В спектакле «Пер Гюнт» разочарование участников и зрителей начиналось с декораций: грудами пестро, по безжизненно раскрашенных камней забито было все на сцене.
Самый воздух на этом спектакле был какой-то мертвый. Неоспоримо, что оформление сцены «дышит» или «не дышит». Подмостки построены из простых досок, но они могут быть то паркетом, то дном реки, то лугом. Декорации из фанеры и холста умением и талантом театрального художника превращаются то в дом, то в лес, то в горы, то в дворец, то в лачугу.
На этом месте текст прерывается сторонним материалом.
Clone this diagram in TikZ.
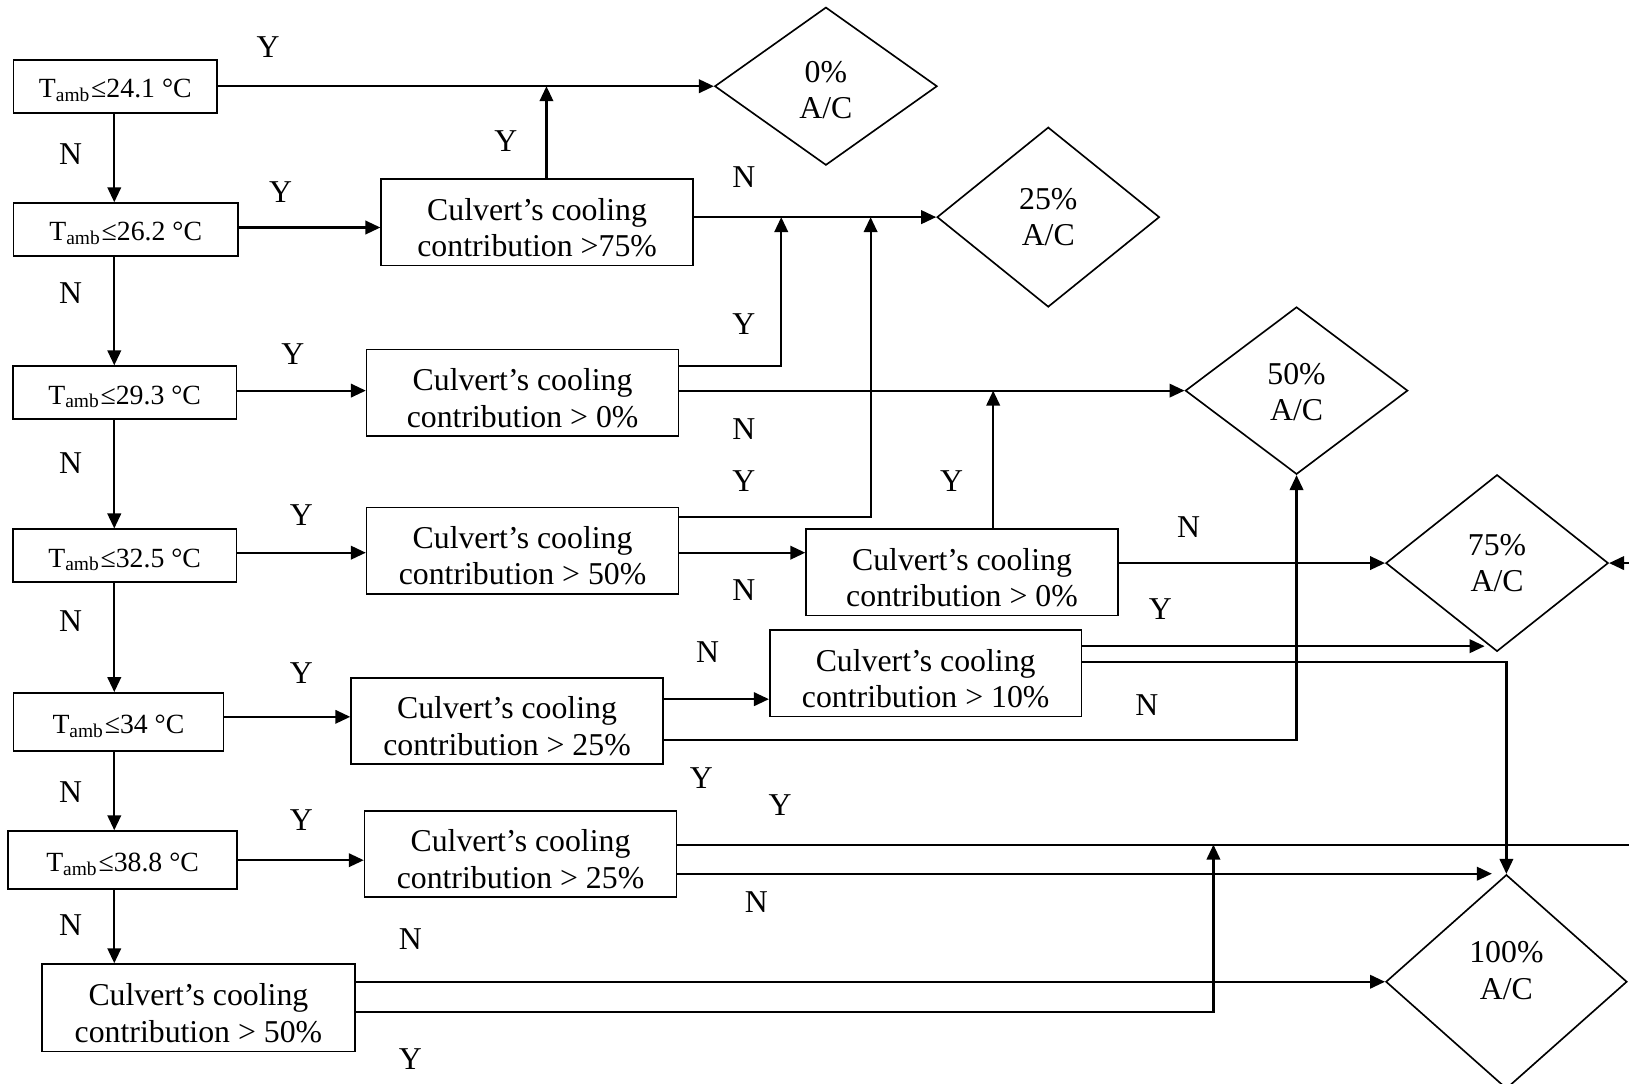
\documentclass[tikz,border=0pt]{standalone}
\usepackage{fontspec}
\setmainfont{Liberation Serif}
\usetikzlibrary{shapes.geometric,arrows.meta}

\tikzset{
  tbox/.style={draw, line width=0.45pt, minimum height=0.51cm, inner sep=1pt,
    font=\fontsize{7.6}{10}\selectfont, text height=6.2pt, text depth=0pt},
  cbox/.style={draw, line width=0.45pt, minimum width=3cm, minimum height=0.83cm, align=center, inner sep=1pt,
    text height=18.8pt, text depth=0pt},
  acbox/.style={diamond, draw, line width=0.45pt, align=center, inner sep=0pt},
  arr/.style={line width=0.6pt, -{Triangle[length=4.1pt,width=3.7pt]}},
  wire/.style={line width=0.6pt},
  yn/.style={inner sep=0pt}
}

\begin{document}
\begin{tikzpicture}[x=0.01cm, y=-0.01cm, font=\fontsize{8.7}{10}\selectfont]
    \useasboundingbox (0,0) rectangle (1568,1043);
    %temperature checks
    \node[tbox, minimum width=1.96cm] (t1) at (111,83) {T\textsubscript{amb}≤24.1 °C};
    \node[tbox, minimum width=2.16cm] (t2) at (121,221) {T\textsubscript{amb}≤26.2 °C};
    \node[tbox, minimum width=2.15cm] (t3) at (120,378) {T\textsubscript{amb}≤29.3 °C};
    \node[tbox, minimum width=2.15cm] (t4) at (120,535) {T\textsubscript{amb}≤32.5 °C};
    \node[tbox, minimum width=2.02cm, minimum height=0.56cm] (t5) at (114,695) {T\textsubscript{amb}≤34 °C};
    \node[tbox, minimum width=2.2cm, minimum height=0.56cm] (t6) at (118,828) {T\textsubscript{amb}≤38.8 °C};
    %culvert checks
    \node[cbox] (ca) at (517,214) {Culvert’s cooling\\contribution >75\%};
    \node[cbox] (cb) at (503,378) {Culvert’s cooling\\contribution > 0\%};
    \node[cbox] (cc) at (503,530) {Culvert’s cooling\\contribution > 50\%};
    \node[cbox] (cd) at (926,551) {Culvert’s cooling\\contribution > 0\%};
    \node[cbox] (ce) at (891,648) {Culvert’s cooling\\contribution > 10\%};
    \node[cbox] (cf) at (488,694) {Culvert’s cooling\\contribution > 25\%};
    \node[cbox] (cg) at (501,822) {Culvert’s cooling\\contribution > 25\%};
    \node[cbox, minimum width=3.01cm, minimum height=0.84cm] (c7) at (191,970) {Culvert’s cooling\\contribution > 50\%};
    %A/C levels
    \node[acbox, minimum width=2.14cm, minimum height=1.52cm, text height=17.9pt, text depth=0pt] (d0) at (795,83) {0\%\\A/C};
    \node[acbox, minimum width=2.14cm, minimum height=1.73cm] (d25) at (1009,209) {25\%\\A/C};
    \node[acbox, minimum width=2.14cm, minimum height=1.61cm, text height=16.5pt, text depth=0pt] (d50) at (1248,376) {50\%\\A/C};
    \node[acbox, minimum width=2.14cm, minimum height=1.70cm] (d75) at (1441,542) {75\%\\A/C};
    \node[acbox, minimum width=2.32cm, minimum height=2.06cm, text depth=6.2pt] (d100) at (1450,945) {100\%\\A/C};
    %joins
    \coordinate (j0) at (526,83);
    \coordinate (j1) at (752,209);
    \coordinate (j2) at (838,209);
    \coordinate (j3) at (956,376);
    \coordinate (j4) at (1168,813);
    \coordinate (k75) at (1429,622);
    \coordinate (k100) at (1436,841);
    \coordinate (e1) at (1568,813);
    \coordinate (e2) at (1568,542);
    %N branch
    \draw[arr] (t1.south -| 110,0) -- (t2.north -| 110,0);
    \draw[arr] (t2.south -| 110,0) -- (t3.north -| 110,0);
    \draw[arr] (t3.south -| 110,0) -- (t4.north -| 110,0);
    \draw[arr] (t4.south -| 110,0) -- (t5.north -| 110,0);
    \draw[arr] (t5.south -| 110,0) -- (t6.north -| 110,0);
    \draw[arr] (t6.south -| 110,0) -- (c7.north -| 110,0);
    %Y branch
    \draw[arr] (t1) -- (d0);
    \draw[arr] (t2.east |- 0,219) -- (ca.west |- 0,219);
    \draw[arr] (t3.east |- 0,376) -- (cb.west |- 0,376);
    \draw[arr] (t4.east |- 0,532) -- (cc.west |- 0,532);
    \draw[arr] (t5.east |- 0,690) -- (cf.west |- 0,690);
    \draw[arr] (t6.east |- 0,828) -- (cg.west |- 0,828);
    %lines
    \draw[arr] (ca.north -| j0) -- (j0);
    \draw[arr] (ca.east |- d25) -- (d25);
    \draw[arr] (cb.east |- 0,352) -| (j1);
    \draw[arr] (cb.east |- d50) -- (d50);
    \draw[arr] (cc.east |- 0,498) -| (j2);
    \draw[arr] (cc.east |- 0,532) -- (cd.west |- 0,532);
    \draw[arr] (cd.north -| j3) -- (j3);
    \draw[arr] (cd.east |- d75) -- (d75);
    \draw[arr] (cf.east |- 0,673) -- (ce.west |- 0,673);
    \draw[arr] (cf.east |- 0,712) -| (d50.south);
    \draw[arr] (ce.east |- 0,622) -- (k75);
    \draw[arr] (ce.east |- 0,637) -| (d100.north);
    \draw[wire] (cg.east |- 0,813) -- (e1);
    \draw[arr] (e2) -- (d75.east);
    \draw[arr] (cg.east |- 0,841) -- (k100);
    \draw[arr] (c7.east |- d100) -- (d100);
    \draw[arr] (c7.east |- 0,974) -| (j4);
    %Y/N labels
    \node[yn] (y1) at (258,45) {Y};
    \node[yn] (n1) at (68,148) {N};
    \node[yn] (y2) at (487,136) {Y};
    \node[yn] (y3) at (270,185) {Y};
    \node[yn] (n2) at (716,170) {N};
    \node[yn] (n3) at (68,282) {N};
    \node[yn] (y4) at (716,312) {Y};
    \node[yn] (y5) at (282,341) {Y};
    \node[yn] (n4) at (716,413) {N};
    \node[yn] (n5) at (68,446) {N};
    \node[yn] (y6) at (716,463) {Y};
    \node[yn] (y7) at (916,463) {Y};
    \node[yn] (y8) at (290,496) {Y};
    \node[yn] (n6) at (1144,507) {N};
    \node[yn] (n7) at (716,568) {N};
    \node[yn] (y9) at (1117,586) {Y};
    \node[yn] (n8) at (68,598) {N};
    \node[yn] (n9) at (681,628) {N};
    \node[yn] (y10) at (290,648) {Y};
    \node[yn] (n10) at (1104,679) {N};
    \node[yn] (y11) at (675,749) {Y};
    \node[yn] (y12) at (751,775) {Y};
    \node[yn] (n11) at (68,762) {N};
    \node[yn] (y13) at (290,789) {Y};
    \node[yn] (n12) at (728,868) {N};
    \node[yn] (n13) at (68,890) {N};
    \node[yn] (n14) at (395,904) {N};
    \node[yn] (y14) at (395,1019) {Y};
\end{tikzpicture}
\end{document}
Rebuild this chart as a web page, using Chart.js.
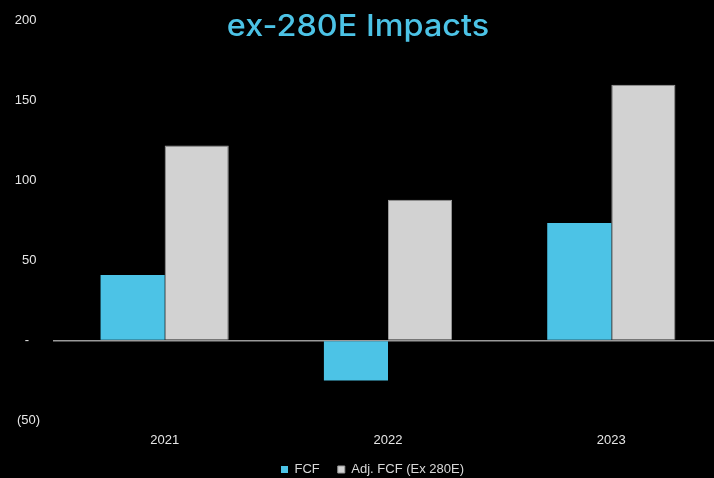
<!DOCTYPE html>
<html>
<head>
<meta charset="utf-8">
<script src="https://cdn.jsdelivr.net/npm/chart.js@4.4.1/dist/chart.umd.min.js"></script>
<style>
  html, body { margin: 0; padding: 0; background: #000; width: 714px; height: 478px; overflow: hidden; }
  #wrap { position: absolute; left: 0; top: 0; width: 730px; height: 478px; }
  #title {
    position: absolute; left: 0; top: 10px; width: 716px; text-align: center;
    color: #4cc3e6; font-family: Inter, "Noto Sans", sans-serif; font-size: 30px; font-weight: 500;
    line-height: 30px; transform: scaleX(1.08); transform-origin: 358px 0;
  }
</style>
</head>
<body>
<div id="wrap"><canvas id="fcfChart" width="730" height="478"></canvas></div>
<div id="title">ex-280E Impacts</div>
<script>
const years = ['2021', '2022', '2023'];
const fcf = [41, -25, 73.5];
const adjFcf = [122, 88, 160];
const yMin = -50;
const yMax = 200;
const yStep = 50;

// accounting style: 0 -> "-", negatives in brackets
function fmtTick(v) {
    if (v === 0) return '-   ';
    if (v < 0) return '(' + Math.abs(v) + ')';
    return v + ' ';
}

// pull the legend up a bit so it sits tight under the year labels
const legendNudge = {
    id: 'legendNudge',
    afterLayout(chart) {
        const lg = chart.legend;
        lg.top -= 15;
        lg.bottom -= 15;
        lg.left += 11;
        lg.right += 11;
    }
};

const ctx = document.getElementById('fcfChart').getContext('2d');
new Chart(ctx, {
    type: 'bar',
    data: {
        labels: years,
        datasets: [{
            label: 'FCF',
            data: fcf,
            backgroundColor: '#4cc3e6',
            borderColor: '#4cc3e6',
            borderWidth: 0
        }, {
            label: 'Adj. FCF (Ex 280E)',
            data: adjFcf,
            backgroundColor: '#d2d2d2',
            borderColor: '#9a9a9a',
            borderWidth: 1
        }]
    },
    plugins: [legendNudge],
    options: {
        responsive: false,
        animation: false,
        layout: { padding: { top: 13, right: 7, left: 0, bottom: -23 } },
        datasets: { bar: { categoryPercentage: 0.574, barPercentage: 1 } },
        plugins: {
            title: { display: false },
            tooltip: { enabled: false },
            legend: {
                position: 'bottom',
                labels: {
                    color: '#d8d8d8',
                    font: { family: 'Liberation Sans, Arial, sans-serif', size: 13 },
                    boxWidth: 7,
                    boxHeight: 7,
                    padding: 18
                }
            }
        },
        scales: {
            x: {
                grid: { display: false, drawTicks: false },
                border: { display: false },
                ticks: {
                    color: '#e6e6e6',
                    font: { family: 'Liberation Sans, Arial, sans-serif', size: 13 },
                    padding: 12
                }
            },
            y: {
                min: yMin,
                max: yMax,
                afterFit: function (scale) { scale.width = 53; },
                border: { display: false },
                grid: {
                    drawTicks: false,
                    lineWidth: 1.5,
                    color: c => (c.tick && c.tick.value === 0) ? '#9a9a9a' : 'transparent'
                },
                ticks: {
                    stepSize: yStep,
                    color: '#e6e6e6',
                    font: { family: 'Liberation Sans, Arial, sans-serif', size: 13 },
                    padding: 13,
                    callback: v => fmtTick(v)
                }
            }
        }
    }
});
</script>
</body>
</html>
Но не только искусством художника-оформителя свершается перевоплощение сцены, — оно результат веры актеров в правду сценического оформления.
Вера актеров уверяет и зрителей.
В «Пер Гюнте» не было жизни и правды, словно режиссеры и мы, исполнители спектакля, забрели в сторону от прямой дороги, как Пер Гюнт, последовавший за Кривой от прекрасной и чистой Сольвейг.
От «Пер Гюнта» мысль моя переходит к «Гамлету». Станиславский пригласил для совместной работы над Шекспиром Гордона Крэга, режиссера с мировым именем. Крэг был и художником спектакля.
Для второй картины трагедии сцена была превращена Крэгом в золотую гору. Высота горы достигала предела, едва допускаемого даже великолепно оборудованной сценой МХТ. Эта высокая золотая гора двигалась. Она составлялась не только из деревянных помостов, но и из людей в золотых плащах, в золотых колпаках, плотно облегавших головы. Люди располагались на деревянной конструкции так, чтобы символически выразить феодальную лестницу: наверху — король и королева, ниже — придворные; вплотную к подножию Клавдия и Гертруды примыкали места приближенных, ниже — менее знатных.
Придворные дамы были одеты в золотые плащи так же, как и мужчины, но с накладными животами. Из прорезей золотых колпаков свешивались длинные, почти до колен, косы, перевитые парчовыми лентами.
Животы вызывали насмешки. Мы на сцену выходили, как на казнь. Костюмы придворных дам весили только немногим меньше пуда, некоторые дамы теряли сознание от долгого стояния на ногах. Гордон Крэг не говорил с нами лично, и нас не коснулось непосредственно тепло его режиссерского замысла. Мы считались с его требованиями, а не с его мечтой.